Sunday, May 25, 2014

WALTER, JR.

MEMORIAL DAY
As we all remember our loved ones this Memorial Day Weekend I would like to pay tribute to someone my wife and I never met. He was her Father’s brother…Walter Lundgren, Jr. An uncle that died long before my wife was born. The year was 1928. It was just after Christmas when as an eight year he wandered down to Buchanan Bridge Pond in Lynn to play with a friend. A ball they were throwing to one another rolled onto the ice. His friend pleaded with him not to retrieve the ball. Walter felt the ice was thick enough to hold his weight and it was after all only forty feet from shore. When he reached the ball he crashed through the ice. His friend cried for help. The police arrived and with a grappling hook retrieved the lifeless body. They raced him to the hospital but it was too late. Walter was no more.
This all came to light this week when my wife was curious about an Uncle she had heard about and the tragedy that ended his life. It all started when her brother sent the only known picture of Walter to her. When she saw the picture it tugged at her heartstrings and she had to know more about his drowning. This past Friday with the help of our son she spent the afternoon at the Lynn Public Library to search the Microfiche records of Dec. 1928. She visited Walter’s grave and placed a Memorial Tribute befitting a child of eight.
A life unfulfilled. The hopes and ambitions that we take for granted never to be realized. A life lost at eight…a tragedy indeed. He was buried New Year’s Eve 1929 at the beginning of a new decade…the 1930’s. We remember Walter Jr. this Memorial Weekend along with all our lost love ones. Walter may you rest in peace.
 
 

Sunday, May 4, 2014

DECLAMATION

At the Bigelow School which I attended in the 1940’s we were required to address the class once a week in a period called declamation. People have reported they fear public speaking more than death itself. So you can imagine the fear as a pre teenager I had in getting up in front of my classmates and speaking.

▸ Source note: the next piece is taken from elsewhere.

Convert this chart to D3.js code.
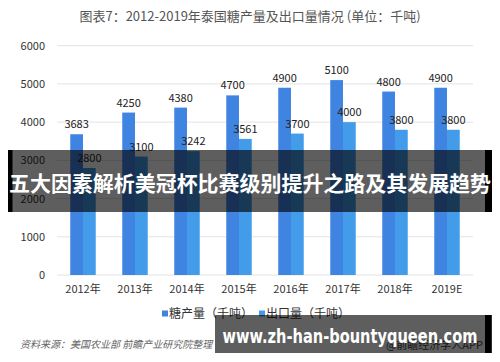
<!DOCTYPE html>
<html>
<head>
<meta charset="utf-8">
<script src="https://cdn.jsdelivr.net/npm/d3@7"></script>
<style>
  body { margin: 0; background: #fff; }
  svg { display: block; font-family: "Noto Sans CJK SC", "Noto Sans", sans-serif; }
</style>
</head>
<body>
<svg id="chart" width="500" height="362"></svg>
<script>
var years = ['2012年', '2013年', '2014年', '2015年', '2016年', '2017年', '2018年', '2019E'];
var sugarOutput = [3683, 4250, 4380, 4700, 4900, 5100, 4800, 4900];
var sugarExport = [2800, 3100, 3242, 3561, 3700, 4000, 3800, 3800];
var seriesNames = ['糖产量（千吨）', '出口量（千吨）'];
var yTicks = [0, 1000, 2000, 3000, 4000, 5000, 6000];

var colors = ['#3f84e0', '#439ce9'];
var svg = d3.select('#chart');
var margin = {left: 57, right: 27, top: 45.7, bottom: 87};
var width = 500, height = 362;

// title
svg.append('text')
	.attr('x', 250).attr('y', 21)
	.attr('text-anchor', 'middle')
	.style('font-size', '13px')
	.attr('fill', '#555')
	.text('图表7：2012-2019年泰国糖产量及出口量情况 (单位：千吨)');

var x = d3.scaleBand().domain(years).range([margin.left, width - margin.right]).paddingInner(0.51).paddingOuter(0.255);
var xs = d3.scaleBand().domain([0, 1]).range([0, x.bandwidth()]);
var y = d3.scaleLinear().domain([0, 6000]).range([height - margin.bottom, margin.top]);

var g = svg.append('g');

// grid + y labels
g.selectAll('.grid').data(yTicks).enter().append('line')
	.attr('x1', margin.left).attr('x2', width - margin.right)
	.attr('y1', function(d) { return y(d); })
	.attr('y2', function(d) { return y(d); })
	.attr('stroke', '#e3e3e3').attr('stroke-width', 1);

g.selectAll('.ylab').data(yTicks).enter().append('text')
	.attr('x', 45).attr('y', function(d) { return y(d) + 4; })
	.attr('text-anchor', 'end')
	.style('font-size', '11px').attr('fill', '#333')
	.text(function(d) { return d; });

// bars
var series = [sugarOutput, sugarExport];
series.forEach(function(vals, si) {
	g.selectAll('.bar' + si).data(vals).enter().append('rect')
		.attr('x', function(d, i) { return x(years[i]) + xs(si); })
		.attr('width', xs.bandwidth())
		.attr('y', function(d) { return y(d); })
		.attr('height', function(d) { return y(0) - y(d); })
		.attr('fill', colors[si]);
	g.selectAll('.lab' + si).data(vals).enter().append('text')
		.attr('x', function(d, i) { return x(years[i]) + xs(si) + xs.bandwidth() / 2; })
		.attr('y', function(d) { return y(d) - 6; })
		.attr('text-anchor', 'middle')
		.style('font-size', '11px').attr('fill', '#222')
		.text(function(d) { return d; });
});

// x labels
g.selectAll('.xlab').data(years).enter().append('text')
	.attr('x', function(d) { return x(d) + x.bandwidth() / 2; })
	.attr('y', 293)
	.attr('text-anchor', 'middle')
	.style('font-size', '11px').attr('fill', '#333')
	.text(function(d) { return d; });

// legend
var legendX = [162, 259];
seriesNames.forEach(function(name, i) {
	svg.append('rect').attr('x', legendX[i]).attr('y', 310.5).attr('width', 6).attr('height', 6).attr('fill', colors[i]);
	svg.append('text').attr('x', legendX[i] + 7).attr('y', 318)
		.style('font-size', '12px').attr('fill', '#333').text(name);
});

// source
svg.append('text').attr('x', 20).attr('y', 348)
	.style('font-size', '10px').style('font-style', 'italic').attr('fill', '#666')
	.text('资料来源：美国农业部 前瞻产业研究院整理');
svg.append('text').attr('x', 483).attr('y', 349)
	.attr('text-anchor', 'end')
	.style('font-size', '11px').attr('fill', '#444')
	.text('@前瞻经济学人APP');

// overlay banner
svg.append('rect').attr('x', 8).attr('y', 150).attr('width', 484).attr('height', 62).attr('fill', 'rgba(0,0,0,0.63)');
svg.append('rect').attr('x', 8).attr('y', 150).attr('width', 4.5).attr('height', 62).attr('fill', '#000');
svg.append('rect').attr('x', 485).attr('y', 150).attr('width', 7).attr('height', 62).attr('fill', '#000');
svg.append('text').attr('x', 250).attr('y', 190.5)
	.attr('text-anchor', 'middle')
	.attr('textLength', 482).attr('lengthAdjust', 'spacingAndGlyphs')
	.style('font-size', '21px').style('font-weight', 'bold').attr('fill', '#fff')
	.text('五大因素解析美冠杯比赛级别提升之路及其发展趋势');

// bottom url box
svg.append('rect').attr('x', 215).attr('y', 315).attr('width', 277).attr('height', 38).attr('fill', 'rgba(0,0,0,0.63)');
svg.append('rect').attr('x', 485).attr('y', 315).attr('width', 6.5).attr('height', 38).attr('fill', '#000');
svg.append('text').attr('x', 350).attr('y', 343)
	.attr('text-anchor', 'middle')
	.attr('textLength', 255).attr('lengthAdjust', 'spacingAndGlyphs')
	.style('font-size', '20px').style('font-weight', 'bold').attr('fill', '#fff')
	.style('font-family', '"DejaVu Sans", sans-serif')
	.text('www.zh-han-bountyqueen.com');
</script>
</body>
</html>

The only saving grace is that we could pick our own subject matter. Now as a young child my experience level was nonexistent so it was a struggle to think of subjects. Since my main escape from my humdrum life was the movies and Danny Kay was my Cinema idol I often used his movies as a subject for my declamation.
One movie I particularly enjoyed and so I decided to talk about it. It was the original Danny Kay movie “Secret Life of Walter Mitty”. It was recently remade with Ben Stiller. The plot was of a daydreamer whose life was also humdrum but he would have fantasies of being a hero. So why not use the same story line.
As I stood before the class my knees rattled and my voice faltered to the point my teacher would have to ask me “to speak up”. I rambled on about my fantasies as a fighter pilot and other comic heroes like Superman and Batman and cowboys shooting the bad guys, all nonsense of course. The important thing was not the content of our declamation but overcoming the fear of public speaking.
Now that I look back it may have been the most important of all the classes I took. Years later in my professional career I had to make many speeches in front of audiences that numbered in the hundreds. The lessons learned way back in my elementary classes at the Bigelow School gave me that confidence.